Paul Claudel affermava: ‘i giovani sono fatti per l’eroismo, non per il piacere’. Come raccontare ai giovani la bellezza della vita?

“Verissimo. I giovani sono fatti per scelte autentiche, coraggiose, eroiche... belle. Come parlare loro di bellezza? Papa Paolo VI diceva che il mondo necessita di testimoni più che di maestri. Io credo che i giovani non abbiano bisogno di qualcuno che dica loro ‘letteralmente’ cosa devono fare della propria vita, hanno bisogno più di qualcuno da imitare, da prendere come modello di ‘vita buona’. Penso ad esempio a come sono arrivata io, anni fa, a vivere -con l’uomo che ora è mio marito e padre dei miei due bimbi- un fidanzamento cristiano meraviglioso (dopo aver vissuto esperienze precedenti diverse): ero rimasta affascinata dalla storia di giovani che prima di me avevano messo Dio al centro del loro rapporto. Ero rimasta colpita dalla meraviglia di cui erano testimoni. Se vogliamo portare bellezza ai ragazzi dobbiamo prima viverla noi, chiedendo a Dio di riempire il nostro cuore di Lui, che è Bellezza pura”.

In quale modo puntare lo sguardo dal basso in alto?

“Guardare in alto significa accettare che ci sia qualcuno di più grande, da cui farci guidare.

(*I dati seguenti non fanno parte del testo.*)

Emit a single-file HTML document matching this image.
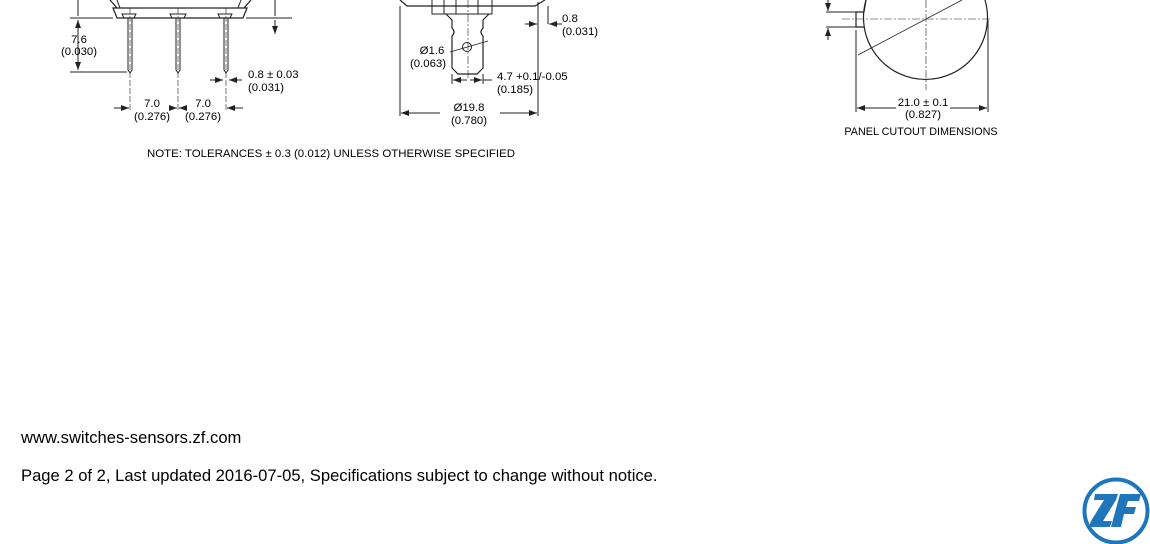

Questo romanzo mostra un atto concreto che possiamo fare tutti per ‘spostare lo sguardo verso l’alto’: iniziare un dialogo con Dio . Il protagonista della storia, lontano da Dio, dalla Chiesa e assolutamente disinteressato alla spiritualità in generale, capisce grazie a Carlo che forse vale la pena tentare di capire se esiste un Creatore che ci ama. Così, anche se non del tutto convinto, inizia a parlarci. ‘Male che va, non mi risponderà’, pensa. E invece...”.